Conservatives want to privatize the solutions, which only works if you have the money to pay, the whole problem with which is that poor people don't. If my tax dollars are being invested in a necessary social safety net, the goals of said safety net should not only be to meet urgent needs but to provide a plan to help individuals exit the system. We need to eradicate the "case worker"/paper-pusher mentality (starting out by paying higher wages to our service providers) and invest in more life coaches, career advisors, teachers, childcare professionals and financial advisors. Create programs that make the outcome of a healthy family the product the agency is responsible for, not just the child in isolation. Government as a whole should not escape the scrutiny of accountability, and can benefit from more influence from the business community: not lobbying to maintain tax loopholes and other corporate-personhood benefits, but cooperation to help spur process improvement, trim bloated bureaucracies and create a better product in service of the American people.

Poor parents need to be educated first of their own opportunities to earn money and build wealth through setting goals and being disciplined enough to budget, prioritize and maintain legal employment -- skills they may be learning or trying out for the first time. They become empowered by choosing a path of action to follow and achieving the goals they themselves set to pursue. Only then can they do the same for their children. If the system of incentives we've provided to alleviate urgent physical needs is counterproductive and keeps families in a generational cycle of poverty, let's create new incentives such as guaranteed access to physical benefits (e.g. free metro cards, cell phones, gym memberships) when parents in the programs gain employment, meet savings goals, attend counseling, keep the kids in school and achieve goals of their own. Develop a long-term follow up system with resources people can access in the months after leaving assistance programs when things might get hairy.

A recent report by the Center for an Urban Future laments the lack of "low-income" entrepreneurs in New York City. The entire premise of the report is strange to me, the concept that our most vulnerable populations should be responsible for creating opportunities for employment. The very definition of poverty is to be lacking the money to cover the basic needs of food, clothing, shelter and healthcare. If you can't do that, how can you choose to spend money to start a business when it will ultimately mean yet more physical sacrifice, possibly at the expense of your health, sanity, and what little stability one might have? The risks inherent in entrepreneurship are such that the poor frankly cannot afford it, evident in the questionable success of micro-lending programs worldwide. These pull-yourself-up-by-your-bootstraps perspectives are short-sighted products of the privileged, relieving governments and policymakers of the responsibility to abandon austerity measures and private interests and invest in the types of WPA-style projects that created the American middle class in the first place.
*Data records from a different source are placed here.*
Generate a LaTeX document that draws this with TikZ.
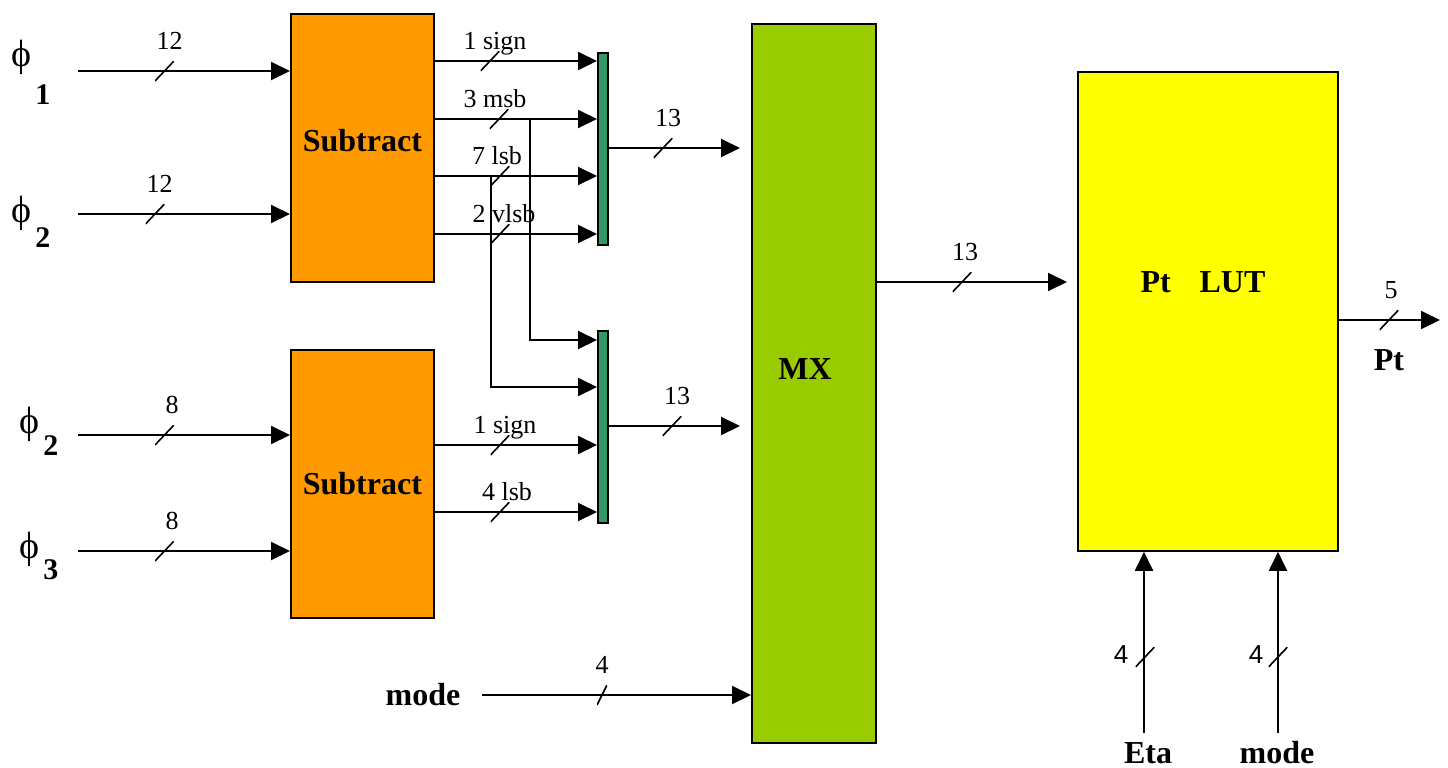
\documentclass[tikz,border=0pt]{standalone}
\usepackage{fontspec}
\setmainfont{Liberation Serif}
\setsansfont{Liberation Sans}
\usepackage{xcolor}
\usetikzlibrary{arrows.meta,positioning,calc}
\definecolor{suborange}{RGB}{255,153,0}
\definecolor{mxgreen}{RGB}{153,204,0}
\definecolor{lutyellow}{RGB}{255,255,0}
\definecolor{bargreen}{RGB}{51,153,102}
\newcommand{\phisub}[2]{ϕ\kern2pt\smash{\raisebox{-#2}{\fontsize{15}{17}\selectfont\bfseries #1}}}

\begin{document}
\begin{tikzpicture}[x=0.5pt, y=-0.5pt,
  blk/.style={draw, line width=0.9pt, anchor=north west, inner sep=0pt, font=\fontsize{16}{19}\selectfont\bfseries},
  subbox/.style={blk, fill=suborange, minimum width=71.5pt, minimum height=134pt},
  bar/.style={draw, line width=0.8pt, anchor=north west, inner sep=0pt, fill=bargreen, minimum width=5pt, minimum height=96pt},
  arr/.style={-{Triangle[length=9.5pt, width=9pt]}, line width=1pt},
  tick/.style={inner sep=0pt, minimum width=9.5pt, minimum height=10pt,
    path picture={\draw[line width=0.8pt] (path picture bounding box.south west) -- (path picture bounding box.north east);}},
  steeptick/.style={tick, minimum width=5pt},
  bits/.style={font=\fontsize{13}{15}\selectfont, inner sep=0pt, anchor=base},
  sbits/.style={bits, font=\fontsize{13}{15}\selectfont\sffamily},
  sig/.style={font=\fontsize{16}{19}\selectfont\bfseries, inner sep=0pt, anchor=base},
  philab/.style={font=\fontsize{19}{22}\selectfont, inner sep=0pt, anchor=base west}]
\useasboundingbox (0,0) rectangle (1448,767);

% blocks
\node[subbox] (sub1) at (290,13) {\raisebox{8pt}{Subtract}};
\node[subbox] (sub2) at (290,349) {Subtract};
\node[bar] (bar1) at (597,52) {};
\node[bar] (bar2) at (597,330) {};
\node[blk, fill=mxgreen, minimum width=62pt, minimum height=359.5pt] (mx) at (751,23) {};
\node[sig] (mxtxt) at (805,379) {MX};
\node[blk, fill=lutyellow, minimum width=130pt, minimum height=239.5pt] (lut) at (1077,71) {};
\node[sig] (luttxt) at (1203,292) {Pt\hspace{0.9em}LUT};

% phi inputs
\node[philab] (phi1) at (11,66) {\phisub{1}{19pt}};
\node[philab] (phi2) at (11,222) {\phisub{2}{12.5pt}};
\node[philab] (phi2b) at (19,433) {\phisub{2}{11pt}};
\node[philab] (phi3) at (19,558) {\phisub{3}{10.5pt}};
\foreach \yy/\tx/\lx/\txt/\blk [count=\i] in
  {71/164.5/169.5/12/sub1, 214/155/159.5/12/sub1, 435/164.5/172/8/sub2, 551/164.5/172/8/sub2} {
  \coordinate (in\i) at (78,\yy);
  \draw[arr] (in\i) -- (in\i -| \blk.west);
  \node[tick] (ti\i) at (\tx,\yy) {};
  \node[bits] (li\i) at (\lx,\yy-22) {\txt};
}

% split of the first difference
\foreach \yy/\tx/\lx/\txt [count=\i] in
  {61/490/495/1 sign, 119/499/495/3 msb, 176/500/497/7 lsb, 234/500/504/2 vlsb} {
  \draw[arr] (sub1.east |- 0,\yy) -- (bar1.west |- 0,\yy);
  \node[tick] (ta\i) at (\tx,\yy) {};
  \node[bits] (la\i) at (\lx,\yy-12) {\txt};
}
\coordinate (br1) at (530,119);
\coordinate (br2) at (491,176);
\draw[arr] (br1) |- (bar2.west |- 0,340);
\draw[arr] (br2) |- (bar2.west |- 0,387);

% second difference
\foreach \yy/\tx/\lx/\txt [count=\i] in {445/500/505/1 sign, 512/500/507/4 lsb} {
  \draw[arr] (sub2.east |- 0,\yy) -- (bar2.west |- 0,\yy);
  \node[tick] (tb\i) at (\tx,\yy) {};
  \node[bits] (lb\i) at (\lx,\yy-11.5) {\txt};
}

% into MX
\coordinate (mxin1) at (740,148);
\coordinate (mxin2) at (740,426);
\draw[arr] (bar1.east |- mxin1) -- (mxin1);
\node[tick] (tm1) at (663,148) {};
\node[bits] (lm1) at (668,126) {13};
\draw[arr] (bar2.east |- mxin2) -- (mxin2);
\node[tick] (tm2) at (672,426) {};
\node[bits] (lm2) at (677,404) {13};
\node[sig] (mode1) at (423,705) {mode};
\coordinate (modein) at (482,695);
\draw[arr] (modein) -- (modein -| mx.west);
\node[steeptick] (tmode) at (602,695) {};
\node[bits] (lmode) at (602,673) {4};

% MX to LUT
\coordinate (lutin) at (1067,282);
\draw[arr] (mx.east |- lutin) -- (lutin);
\node[tick] (tl) at (962,282) {};
\node[bits] (ll) at (965,260) {13};

% LUT output
\coordinate (ptout) at (1440,320);
\draw[arr] (lut.east |- ptout) -- (ptout);
\node[tick] (tp) at (1389,320) {};
\node[bits] (lp) at (1391,298) {5};
\node[sig] (pt) at (1389,370) {Pt};

% LUT side inputs
\coordinate (etain) at (1144,733);
\coordinate (modein2) at (1278,733);
\draw[arr] (etain) -- (etain |- lut.south);
\draw[arr] (modein2) -- (modein2 |- lut.south);
\node[tick] (te) at (1145,657) {};
\node[tick] (tmode2) at (1278,657) {};
\node[sbits] (le) at (1121,663) {4};
\node[sbits] (lmode2) at (1256,663) {4};
\node[sig] (eta) at (1148,763) {Eta};
\node[sig] (mode2) at (1277,763) {mode};
\end{tikzpicture}
\end{document}
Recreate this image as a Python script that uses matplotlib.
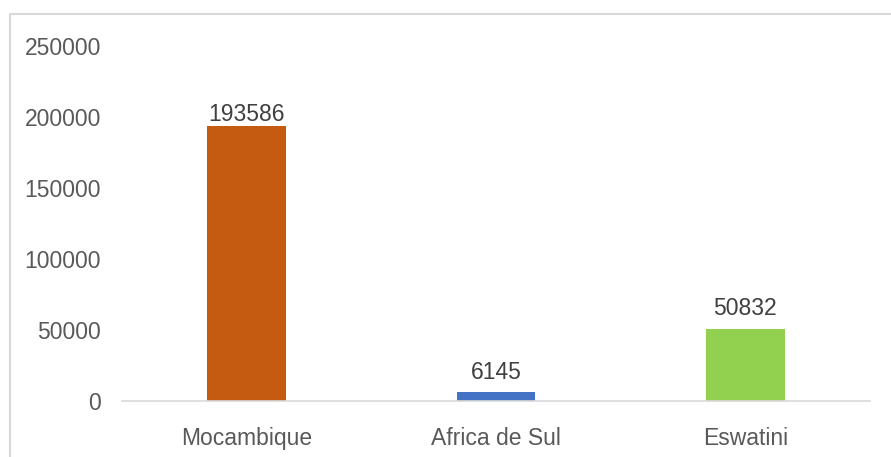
import matplotlib
matplotlib.use("Agg")
import matplotlib.pyplot as plt
from matplotlib.patches import Rectangle

categories = ["Mocambique", "Africa de Sul", "Eswatini"]
values = [193586, 6145, 50832]
colors = ["#C55A11", "#4472C4", "#92D050"]
yticks = [0, 50000, 100000, 150000, 200000, 250000]
label_offsets = [0, 6, 6]

plt.rcParams["font.family"] = ["Liberation Sans", "DejaVu Sans"]

W, H = 891, 457
fig = plt.figure(figsize=(W / 100, H / 100), dpi=100)
ax = fig.add_axes([122 / W, 1 - 401 / H, (870 - 122) / W, (401 - 46) / H])

x = list(range(len(categories)))
bars = ax.bar(x, values, width=0.315, color=colors, zorder=2)
ax.set_xlim(-0.5, len(categories) - 0.5)
ax.set_ylim(0, 250000)
ax.set_yticks(yticks)
ax.set_yticklabels([str(v) for v in yticks])
ax.set_xticks(x)
ax.set_xticklabels(categories)
for s in ["top", "right", "left"]:
    ax.spines[s].set_visible(False)
ax.spines["bottom"].set_color("#D9D9D9")
ax.spines["bottom"].set_linewidth(1.2)
ax.tick_params(axis="both", length=0, labelsize=16.5, colors="#595959")
ax.tick_params(axis="y", pad=15)
ax.tick_params(axis="x", pad=19)

for b, v, off in zip(bars, values, label_offsets):
    ax.annotate(str(v), (b.get_x() + b.get_width() / 2, v), xytext=(0, off),
                textcoords="offset points", ha="center", va="bottom",
                fontsize=16.5, color="#404040")

fig.patches.append(Rectangle((10 / W, -0.1), 1.2, 1 - 14 / H + 0.1,
                             transform=fig.transFigure, fill=False,
                             edgecolor="#D9D9D9", linewidth=1.5))
fig.savefig("out.png", dpi=100)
No taxpaying American should go without food, shelter and access to medicine for simply failing to succeed in the game of life. Success is laudable and learned through trial, error, and perseverance; but an opportunity is only a chance at success, not a guarantee. Our approach to poverty and raising people out of it should be encapsulated within the larger strategy of reducing global waste; reusing and repurposing infrastructure to create green economy jobs and sustainable, affordable housing; and re-investing money currently used to build prison and war infrastructure into schools and programs that will break the cycles of poverty. Only then will we be able to provide good chances for advancement and progress, not just to kids, but to their parents as well.